EXERCISE REQUIREMENTS:
Write out the data below exactly as given, without any of its pictures.

INFORMATION SUPPLIED:
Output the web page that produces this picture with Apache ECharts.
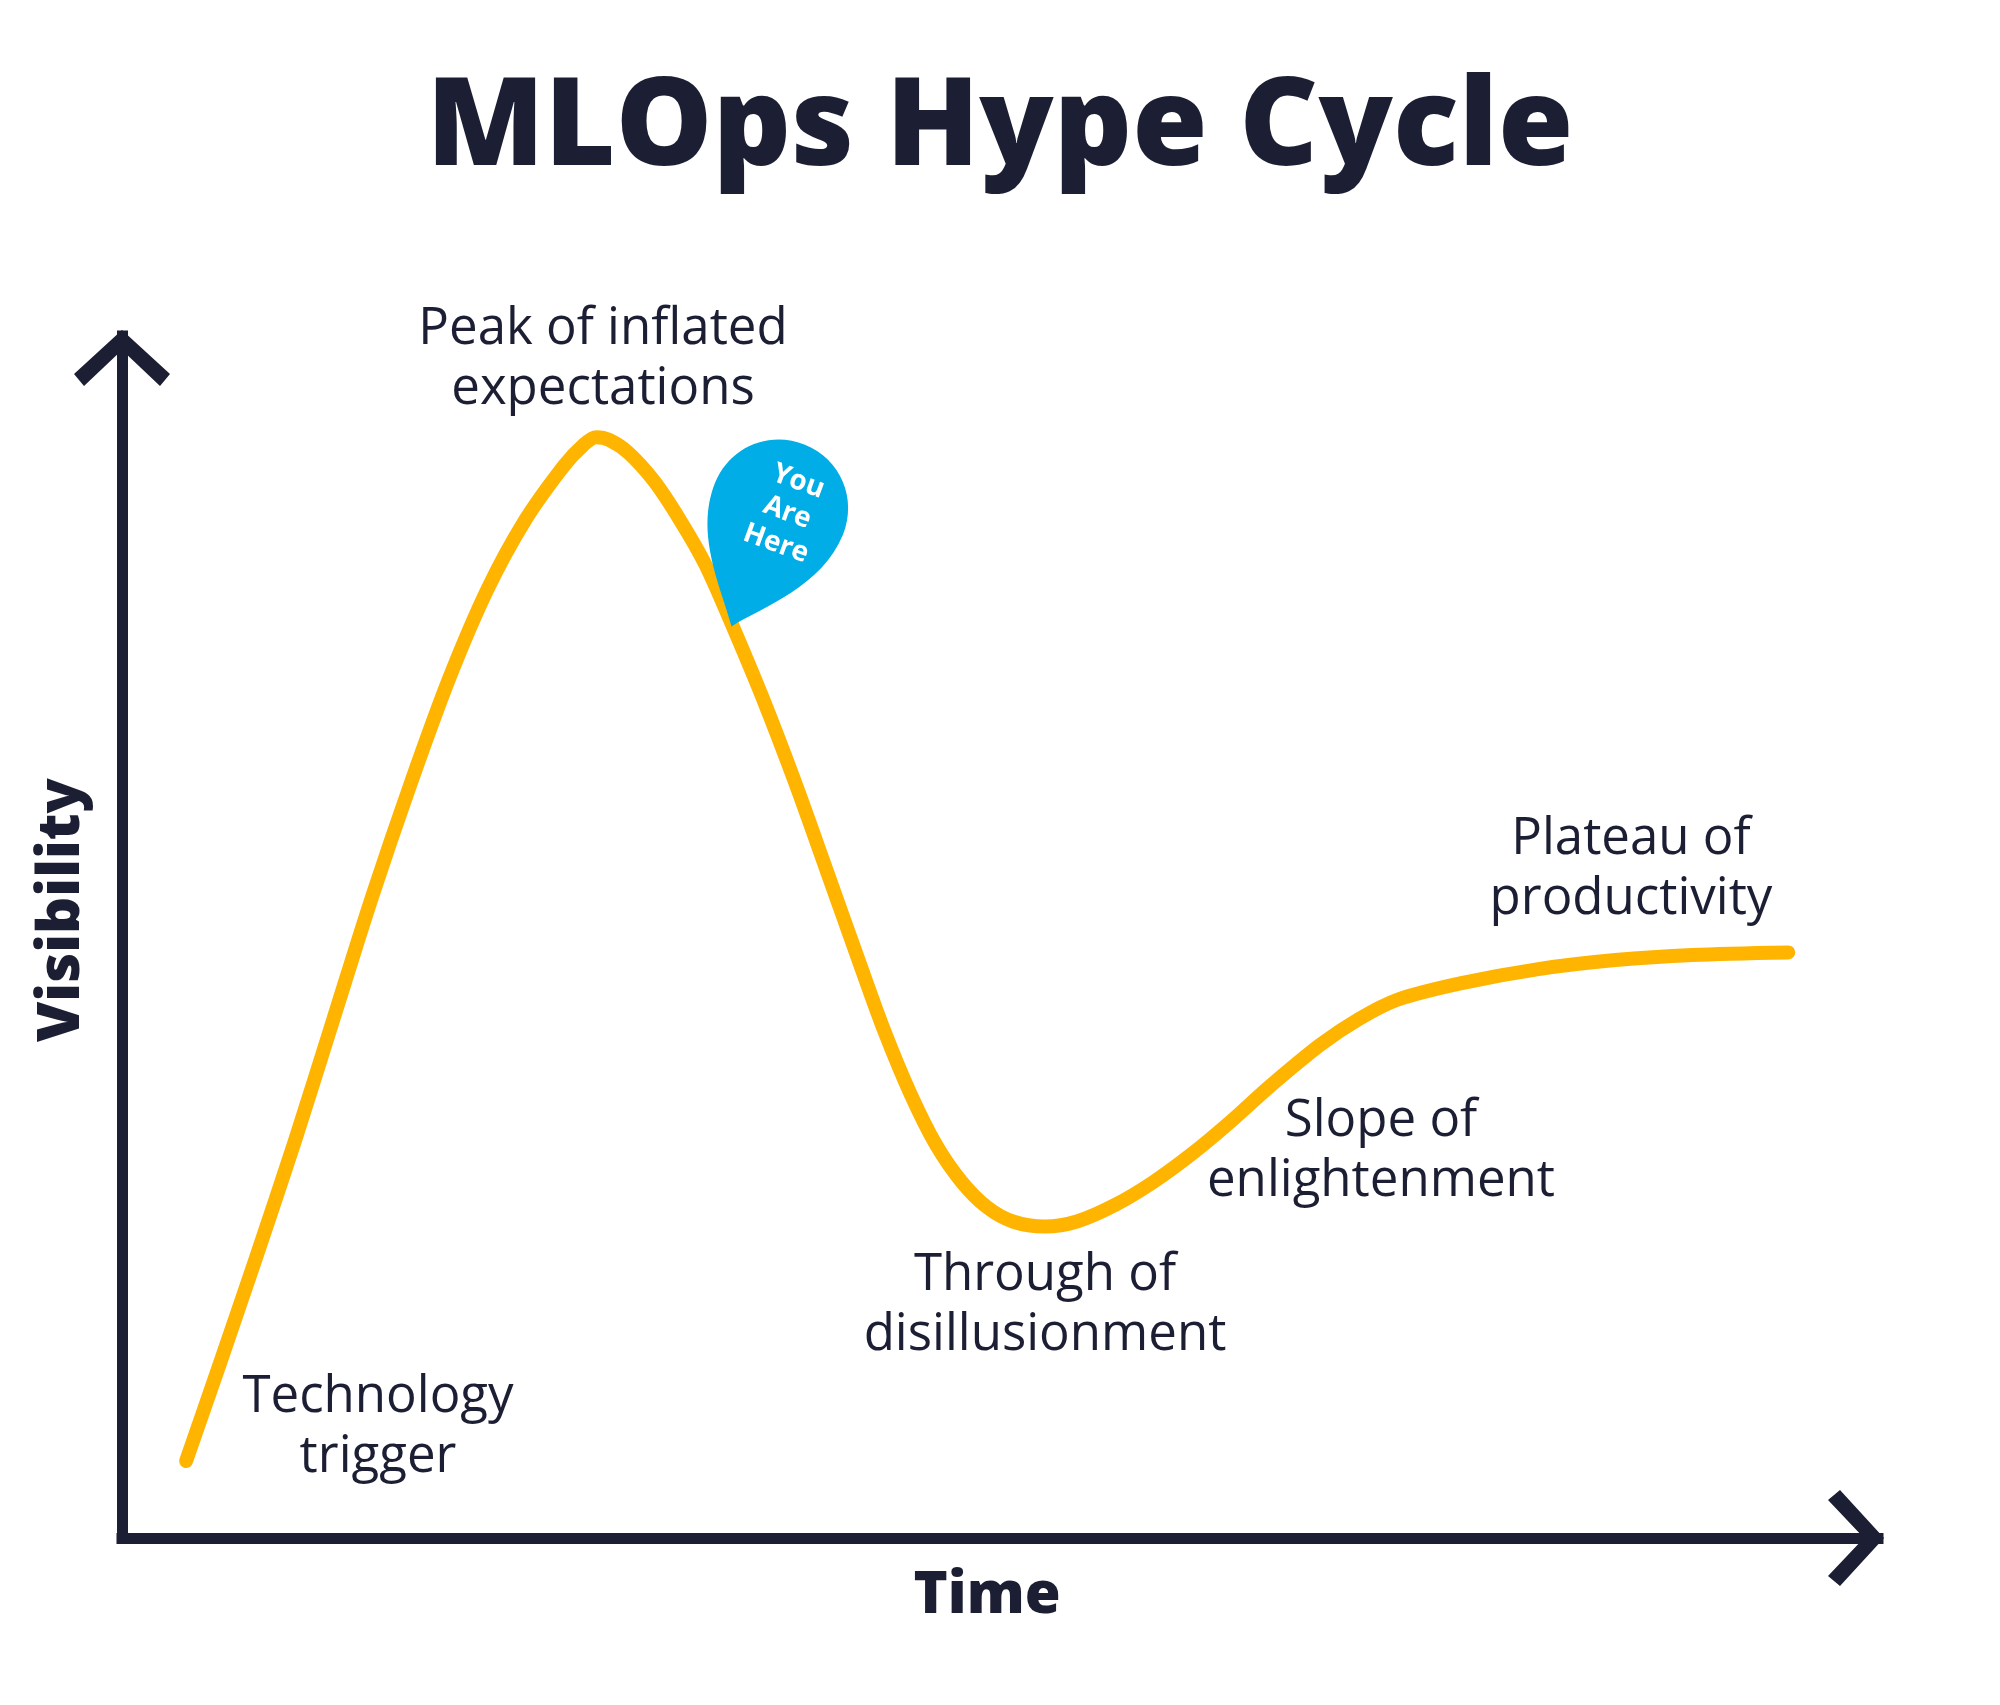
<!DOCTYPE html>
<html><head><meta charset="utf-8">
<script src="https://cdn.jsdelivr.net/npm/echarts@6/dist/echarts.min.js"></script>
<style>html,body{margin:0;padding:0;background:#fff}#c{width:2000px;height:1705px}</style>
</head><body><div id="c"></div>
<script>
const curveX = [3.65,5.47,7.66,9.85,12.04,14.23,16.42,18.61,20.80,22.99,25.18,26.28,27.01,27.74,28.83,30.29,31.75,33.21,34.67,36.50,38.32,40.15,41.97,43.43,44.89,46.35,47.81,49.27,50.73,52.55,54.38,56.57,58.76,60.95,63.14,65.33,68.25,70.44,72.63,76.28,80.66,85.04,89.42,94.89];
const curveY = [6.40,14.07,23.45,33.05,43.18,53.30,62.69,71.43,78.89,84.75,89.23,90.94,91.58,91.36,90.30,87.95,84.75,81.02,76.23,69.83,62.90,55.44,47.97,42.11,36.99,32.73,29.64,27.51,26.33,25.91,26.33,27.72,29.64,31.98,34.65,37.53,41.04,43.18,44.78,46.16,47.33,48.08,48.51,48.72];
const phaseLabels = ["Technology\ntrigger","Peak of inflated\nexpectations","Through of\ndisillusionment","Slope of\nenlightenment","Plateau of\nproductivity"];
const phasePos = [[378,1427],[603,359],[1045,1305],[1381,1151],[1631,869]];
const pinPoint = [36.8,83.4];
const pinText = 'You\nAre\nHere';

const ink = '#1c1e33';
const font = '"Open Sans", sans-serif';
const chev = 'path://M0,0 L12,11 L9.5,14 L0,5 L-9.5,14 L-12,11 Z';
const pinPath = 'path://M0,0 C-22,-30 -68,-70 -68,-125 C-68,-163 -38,-193 0,-193 C38,-193 68,-163 68,-125 C68,-70 22,-30 0,0 Z';
const chart = echarts.init(document.getElementById('c'));
const axisCommon = {
  min:0,max:100,interval:10,
  axisLine:{show:true,lineStyle:{color:ink,width:11,cap:'square'},symbol:['none',chev],symbolSize:[96,72],symbolOffset:[0,-22]},
  axisTick:{show:false},axisLabel:{show:false},splitLine:{show:false}
};
chart.setOption({
  animation:false,
  title:{text:'MLOps Hype Cycle',left:'center',top:64,textStyle:{fontSize:122,fontWeight:800,color:ink,fontFamily:font}},
  grid:{left:122,right:122,top:336,bottom:167},
  xAxis:Object.assign({type:'value'},axisCommon),
  yAxis:Object.assign({type:'value'},axisCommon),
  series:[{
    type:'line',smooth:0.3,symbol:'none',
    data:curveX.map((x,i)=>[x,curveY[i]]),
    lineStyle:{color:'#FFB400',width:14,cap:'round',join:'round'},
    markPoint:{
      symbol:pinPath,symbolSize:[138,196],symbolRotate:-22,
      itemStyle:{color:'#00ADE6'},
      label:{show:true,position:'inside',formatter:pinText,color:'#fff',fontWeight:'bold',fontSize:28,lineHeight:33,fontFamily:font,rotate:-20,offset:[10,-28]},
      data:[{coord:pinPoint}]
    }
  }],
  graphic:phaseLabels.map((t,i)=>({type:'text',x:phasePos[i][0],y:phasePos[i][1],
      style:{text:t,fill:ink,font:'500 51px '+font,align:'center',verticalAlign:'middle',lineHeight:60}}))
    .concat([
      {type:'text',x:987,y:1596,style:{text:'Time',fill:ink,font:'800 58px '+font,align:'center',verticalAlign:'middle'}},
      {type:'text',x:62,y:910,rotation:Math.PI/2,style:{text:'Visibility',fill:ink,font:'800 58px '+font,align:'center',verticalAlign:'middle'}}
    ])
});
</script></body></html>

COMPLETED TASK:
Output the web page that produces this picture with Apache ECharts.
<!DOCTYPE html>
<html><head><meta charset="utf-8">
<script src="https://cdn.jsdelivr.net/npm/echarts@6/dist/echarts.min.js"></script>
<style>html,body{margin:0;padding:0;background:#fff}#c{width:2000px;height:1705px}</style>
</head><body><div id="c"></div>
<script>
const curveX = [3.65,5.47,7.66,9.85,12.04,14.23,16.42,18.61,20.80,22.99,25.18,26.28,27.01,27.74,28.83,30.29,31.75,33.21,34.67,36.50,38.32,40.15,41.97,43.43,44.89,46.35,47.81,49.27,50.73,52.55,54.38,56.57,58.76,60.95,63.14,65.33,68.25,70.44,72.63,76.28,80.66,85.04,89.42,94.89];
const curveY = [6.40,14.07,23.45,33.05,43.18,53.30,62.69,71.43,78.89,84.75,89.23,90.94,91.58,91.36,90.30,87.95,84.75,81.02,76.23,69.83,62.90,55.44,47.97,42.11,36.99,32.73,29.64,27.51,26.33,25.91,26.33,27.72,29.64,31.98,34.65,37.53,41.04,43.18,44.78,46.16,47.33,48.08,48.51,48.72];
const phaseLabels = ["Technology\ntrigger","Peak of inflated\nexpectations","Through of\ndisillusionment","Slope of\nenlightenment","Plateau of\nproductivity"];
const phasePos = [[378,1427],[603,359],[1045,1305],[1381,1151],[1631,869]];
const pinPoint = [36.8,83.4];
const pinText = 'You\nAre\nHere';

const ink = '#1c1e33';
const font = '"Open Sans", sans-serif';
const chev = 'path://M0,0 L12,11 L9.5,14 L0,5 L-9.5,14 L-12,11 Z';
const pinPath = 'path://M0,0 C-22,-30 -68,-70 -68,-125 C-68,-163 -38,-193 0,-193 C38,-193 68,-163 68,-125 C68,-70 22,-30 0,0 Z';
const chart = echarts.init(document.getElementById('c'));
const axisCommon = {
  min:0,max:100,interval:10,
  axisLine:{show:true,lineStyle:{color:ink,width:11,cap:'square'},symbol:['none',chev],symbolSize:[96,72],symbolOffset:[0,-22]},
  axisTick:{show:false},axisLabel:{show:false},splitLine:{show:false}
};
chart.setOption({
  animation:false,
  title:{text:'MLOps Hype Cycle',left:'center',top:64,textStyle:{fontSize:122,fontWeight:800,color:ink,fontFamily:font}},
  grid:{left:122,right:122,top:336,bottom:167},
  xAxis:Object.assign({type:'value'},axisCommon),
  yAxis:Object.assign({type:'value'},axisCommon),
  series:[{
    type:'line',smooth:0.3,symbol:'none',
    data:curveX.map((x,i)=>[x,curveY[i]]),
    lineStyle:{color:'#FFB400',width:14,cap:'round',join:'round'},
    markPoint:{
      symbol:pinPath,symbolSize:[138,196],symbolRotate:-22,
      itemStyle:{color:'#00ADE6'},
      label:{show:true,position:'inside',formatter:pinText,color:'#fff',fontWeight:'bold',fontSize:28,lineHeight:33,fontFamily:font,rotate:-20,offset:[10,-28]},
      data:[{coord:pinPoint}]
    }
  }],
  graphic:phaseLabels.map((t,i)=>({type:'text',x:phasePos[i][0],y:phasePos[i][1],
      style:{text:t,fill:ink,font:'500 51px '+font,align:'center',verticalAlign:'middle',lineHeight:60}}))
    .concat([
      {type:'text',x:987,y:1596,style:{text:'Time',fill:ink,font:'800 58px '+font,align:'center',verticalAlign:'middle'}},
      {type:'text',x:62,y:910,rotation:Math.PI/2,style:{text:'Visibility',fill:ink,font:'800 58px '+font,align:'center',verticalAlign:'middle'}}
    ])
});
</script></body></html>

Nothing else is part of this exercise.